If we knew then what we know now…
Ten years ago today, all was not well with the global financial system. On Aug. 9, 2007 BNP Paribas froze more than $2 billion in funds, barring investors from withdrawing their money due to a “complete evaporation of liquidity in certain market segments.”
This marked the beginning of a dangerous new phase in what eventually developed into the worst economic downturn since the Great Depression. Central banks scrambled to prop up money markets, banks, and other investors rushed to dump subprime-laced securities, and trust between market players completely evaporated. About a year later, Lehman Brothers collapsed and then things got really scary.
But back in August 2007, it wasn’t clear what was coming. (Indeed, the boss of BNP Paribas said that the bank’s exposure to toxic subprime assets was “absolutely negligible” just days before it was forced to freeze billions worth of funds.) A scan of news reports at the time captures a general sense of unease, but also reveals how the financial crisis caught many people off-guard in the markets and said little to the general public, who were trying to make sense of it all.
“Who knows where the subprime story is going to pop up again.”

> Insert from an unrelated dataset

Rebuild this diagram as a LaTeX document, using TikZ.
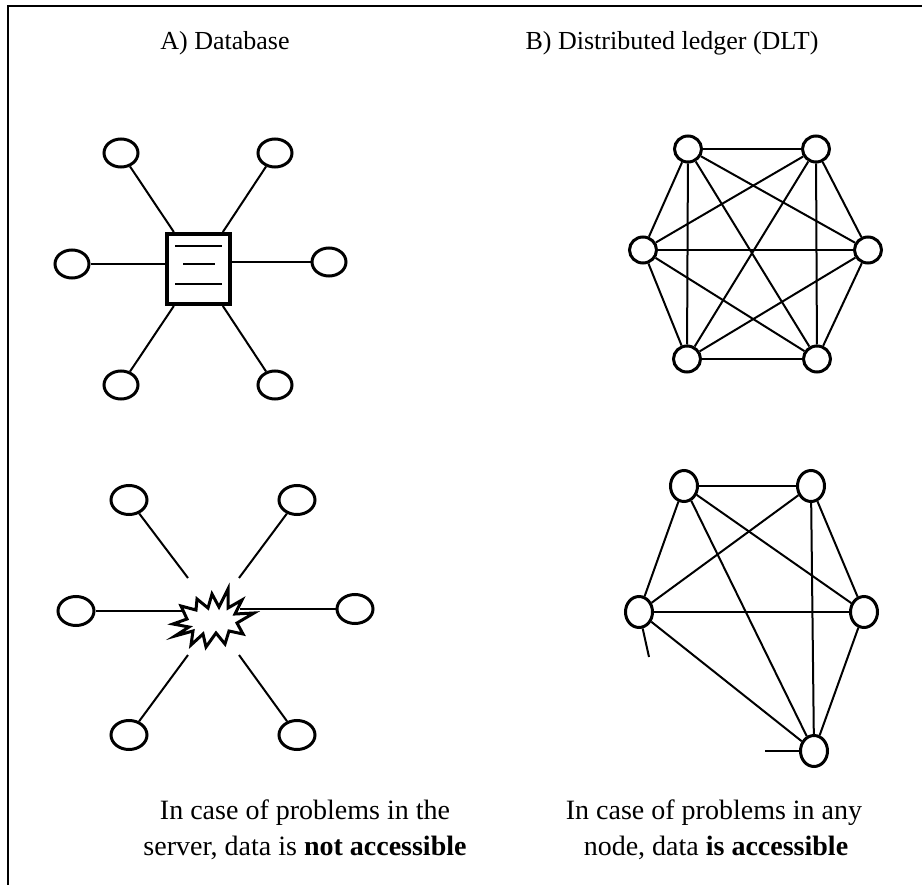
\documentclass[tikz,border=0pt]{standalone}
\usepackage{fontspec}
\setmainfont{Liberation Serif}
\usetikzlibrary{shapes.geometric}
\begin{document}
\begin{tikzpicture}[x=1pt,y=-1pt,
  edge/.style={line width=2pt},
  frame/.style={line width=2.2pt},
  ovA/.style={ellipse,draw,line width=3pt,minimum width=34pt,minimum height=28pt,inner sep=0pt},
  ovB/.style={ellipse,draw,line width=3pt,minimum width=36pt,minimum height=29pt,inner sep=0pt},
  ovC/.style={ellipse,draw,line width=3pt,minimum width=27pt,minimum height=26pt,inner sep=0pt},
  ovD/.style={ellipse,draw,line width=3pt,minimum width=27pt,minimum height=31pt,inner sep=0pt},
  server/.style={rectangle,draw,line width=4pt,minimum width=63pt,minimum height=70pt,inner sep=0pt},
  boom/.style={line width=3pt,fill=white,line join=miter},
  title/.style={anchor=base,font=\fontsize{26}{30}\selectfont},
  caption/.style={anchor=base,font=\fontsize{28}{34}\selectfont}
]
\useasboundingbox (0,0) rectangle (922,885);
\draw[frame] (8,885) -- (8,6) -- (922,6);

% titles
\node[title] (ta) at (225,50) {A) Database};
\node[title] (tb) at (672,50) {B) Distributed ledger (DLT)};

% A) database star
\node[server] (sq) at (198.5,269) {};
\draw[edge] ([shift={(-23.5,-23)}]sq.center) -- ([shift={(23.5,-23)}]sq.center);
\draw[edge] ([shift={(-15.5,-5)}]sq.center) -- ([shift={(16.5,-5)}]sq.center);
\draw[edge] ([shift={(-23.5,15)}]sq.center) -- ([shift={(23.5,15)}]sq.center);
\node[ovA] (a1) at (121,153) {};
\node[ovA] (a2) at (275,153) {};
\node[ovA] (a3) at (72,264) {};
\node[ovA] (a4) at (329,262) {};
\node[ovA] (a5) at (121,385) {};
\node[ovA] (a6) at (275,385) {};
\draw[edge] (a1) -- (sq);
\draw[edge] (a2) -- (sq);
\draw[edge] (a3) -- (a3 -| sq.west);
\draw[edge] (a4) -- (a4 -| sq.east);
\draw[edge] (a5) -- (sq);
\draw[edge] (a6) -- (sq);

% A) failed server
\node[ovB] (b1) at (129,500) {};
\node[ovB] (b2) at (297,500) {};
\node[ovB] (b3) at (76,611) {};
\node[ovB] (b4) at (355,609) {};
\node[ovB] (b5) at (129,735) {};
\node[ovB] (b6) at (297,735) {};
\coordinate (e1) at (188,578);
\coordinate (e2) at (239,578);
\coordinate (e3) at (195,611);
\coordinate (e4) at (240,609);
\coordinate (e5) at (188,655);
\coordinate (e6) at (239,655);
\draw[edge] (b1) -- (e1);
\draw[edge] (b2) -- (e2);
\draw[edge] (b3) -- (e3);
\draw[edge] (b4) -- (e4);
\draw[edge] (b5) -- (e5);
\draw[edge] (b6) -- (e6);
\draw[boom,shift={(211,619)}]
  (-38,5) -- (-24,0) -- (-30,-13) -- (-15,-9) -- (-14,-20) -- (-3,-11)
  -- (1,-25) -- (8,-12) -- (17,-30) -- (17,-11) -- (31,-19) -- (24,-5)
  -- (43,-6) -- (26,4) -- (32,15) -- (18,12) -- (14,25) -- (5,14)
  -- (-5,28) -- (-8,15) -- (-20,26) -- (-18,12) -- (-36,17) -- (-22,8) -- cycle;

% B) full mesh
\node[ovC] (c1) at (688,149) {};
\node[ovC] (c2) at (816,149) {};
\node[ovC] (c3) at (643,250) {};
\node[ovC] (c4) at (868,250) {};
\node[ovC] (c5) at (687,359) {};
\node[ovC] (c6) at (817,359) {};
\foreach \i/\j in {1/2,1/3,1/4,1/5,1/6,2/3,2/4,2/5,2/6,3/4,3/5,3/6,4/5,4/6,5/6}
  \draw[edge] (c\i) -- (c\j);

% B) mesh with a failed node
\node[ovD] (d1) at (684,486) {};
\node[ovD] (d2) at (811,486) {};
\node[ovD] (d3) at (639,612) {};
\node[ovD] (d4) at (864,612) {};
\node[ovD] (d5) at (814,751) {};
\foreach \i/\j in {1/2,1/3,1/4,1/5,2/3,2/4,2/5,3/4,3/5,4/5}
  \draw[edge] (d\i) -- (d\j);
\coordinate (s1) at (649,657);
\coordinate (s2) at (765,751);
\draw[edge] (d3) -- (s1);
\draw[edge] (d5) -- (s2);

% captions
\node[caption] (ca1) at (305,819) {In case of problems in the};
\node[caption] (ca2) at (305,855) {server, data is \textbf{not accessible}};
\node[caption] (cb1) at (714,819) {In case of problems in any};
\node[caption] (cb2) at (716,855) {node, data \textbf{is accessible}};
\end{tikzpicture}
\end{document}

—Strategist at RBC Capital Markets, Aug. 9
“We’re in a volatile place, and there’s an overreaction to the news and rumors here that’s feeding into that volatility.”
—Investment officer at Cozad Asset Management, Aug. 9
”We remain of the view that issues of the market remain very much limited to a certain part of it.”
—Strategist at Standard Life Investments, Aug. 10
“The longer-term fear is that these liquidity issues could spill into the wider economy… the prompt intervention of central banks puts off the day of reckoning.”
—Analyst at Societe Generale, Aug. 9
“Pay attention here. This is either a false alarm or a pivotal moment in history.”
—Analysts at High Frequency Economics, Aug. 9
One of the most remarkable commentaries—in retrospect—about the burgeoning crisis came from Bear Stearns chief economist David Malpass, writing for the Wall Street Journal (paywall) on Aug. 7, 2007, days before the BNP fund freeze. “Don’t Panic About the Credit Market,” read the op-ed’s headline, but Bear Stearns itself would succumb to the credit crunch about six months later, sold in a panicky fire sale to JPMorgan. Some of his observations:
Of course, sellers of both houses and bonds would like more froth in their markets. But buyers, and likely the economy as a whole, will probably benefit over time from the wrenching return to more normal market conditions.
Housing and debt markets are not that big a part of the U.S. economy, or of job creation. It’s more likely the economy is sturdy and will grow solidly in coming months, and perhaps years.
While it’s frowned upon to look for a silver lining when markets tumble and painful losses accumulate, the housing- and debt-market corrections will probably add to the length of the U.S. economic expansion.
Last week, Malpass was confirmed by the US senate to serve as Undersecretary for International Affairs at the Treasury Department.